Итак, крестили ученики Иисусовы, «а Иоанн также крестил в Еноне близ Салима, потому что там было много воды; и приходили (туда) и крестились. Тогда у учеников Иоанна произошел спор с Иудеем об очищении, περί καθαρισμού (3, 23–5). Очевидно, спор с этим неизвестным Иудеем касался очистительной силы того и другого крещения, п. ч. в связи с этим спором рассказывается далее: «и (καί) пришли к Иоанну и сказали ему: равви! (Это торжественное и почетное обращение свидетельствует в них о желании особенно почтить своего учителя, а вместе и подчеркнуть важность вопроса.) Тот, Который был с тобою на Иордане и о Котором ты свидетельствовал, вот Он крестит, и все идут к Нему» (3,26). Самым вопросом ученики Иоанна показывают, что, хотя они не могли не обратить внимания на Крестившегося у него и слышали свидетельство об Агнце Божием, — однако сердцем они не уразумели его (как уразумели те два ученика, пошедшие за Иисусом и приведшие к Нему и других). В них говорит здесь ревность, естественное соревнование в успехе, и в этом вопросе явно звучит обида за того, кого они называют своим равви в исключительном и единственном смысле.

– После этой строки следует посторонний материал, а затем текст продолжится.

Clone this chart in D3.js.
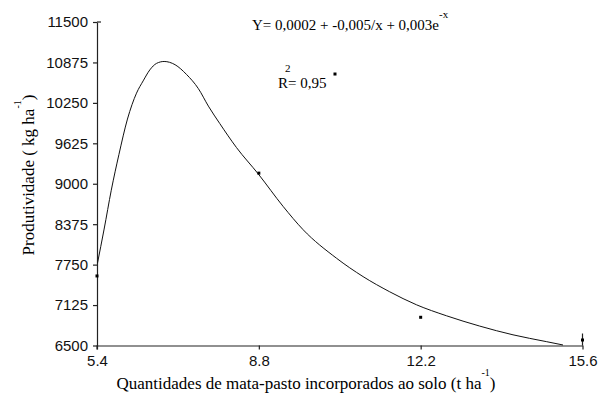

Положение было таково, что вызывало Предтечу на самосви–детельство, которое есть одновременно и исповедь самоумаления и проповедь о Христе. Предтеча в этом третьем и последнем свидетельстве находит такие огненные и любящие слова о Том, Кого мнили в неразумной ревности своей иметь его соперником, что эта речь может быть названа поистине гимном Предтечи. Это — песнь любви к Жениху. Однако это не есть «Песнь Песней» о любви невесты к Жениху, но гимн друга Его. Это уже не самоумаляю–щееся смирение, но торжествующее победной радостью, это — торжество Предтечи.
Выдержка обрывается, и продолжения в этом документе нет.